The day began with a rousing game of Maya Ball in Gandhi Hall, where the Passion Pyre faced off against Quetzalquan. The competition helped set the fun atmosphere for the remainder of the day, and was slightly less intense than the original version, which often ended with the death of the losing team as a ritual sacrifice.
Then it was back to the classroom for “Maya Math” games for which the students created their own abacus bracelets. They also worked on an art project with Visual Arts teacher Jon Mulhern, collecting rocks and twigs from around the campus and then pressing them into plaster to represent their birthdates.
A big part of the day was dedicated to the individual presentations of a creative project related to the Maya unit.

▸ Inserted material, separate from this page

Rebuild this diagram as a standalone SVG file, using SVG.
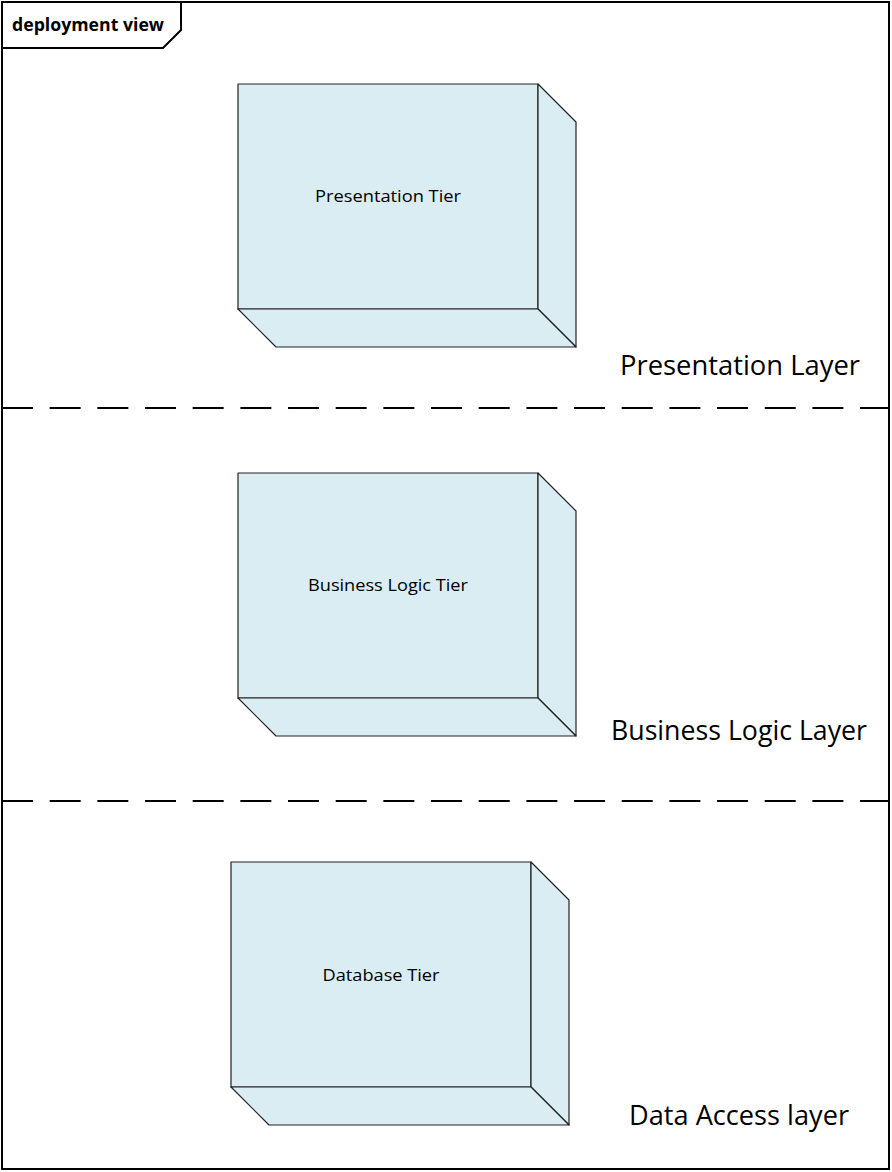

Some focused on Maya architecture and artwork, including the Bonampak murals (three rooms in one temple). Each room tells the story of a king, his success in battle, and the sacrificial celebration that follows the battle. One student imagined what a fourth room would look like. Others built a replica of a trading post, made a delicious flan inspired by Maya cuisine, created a goddess mask, or focused on the Maya codices. All the student projects were impressive and the students really showed an appreciation for their studies. Each student proposed a question related to his or her presentation that will be included in the Maya unit final assessment.
Another fun Maya Day project was preparing hot chocolate made with stewed bananas and cacao beans. Jon showed the class how to use a metate to grind the beans, a process he was able to see firsthand on the Field Academy trip to Brazil last year. This year, many in the class will be traveling to the Yucatan Peninsula during Field Academy, and everyone is excited to see the traditional practice in action.
At lunch in the Café, the class enjoyed the authentic tamales and other delicacies they made the day before with guidance from Executive Chef Liz Dobbs. Tamales also served as the main entrée for the meal for the rest of the school, and the Café was decorated with the seventh graders’ personal glyphs, which are creative expressions of their given names.
Maya Day ended with a lively game of Maya Jeopardy!, covering a wide range of topics from goddesses to rituals, which allowed students to demonstrate the depth of their knowledge of Maya culture.
“Through their creative projects and activities, the students really connected to their studies and gained an important foundation for their Field Academy trip to Mexico,” said seventh grade teacher Carol Crane.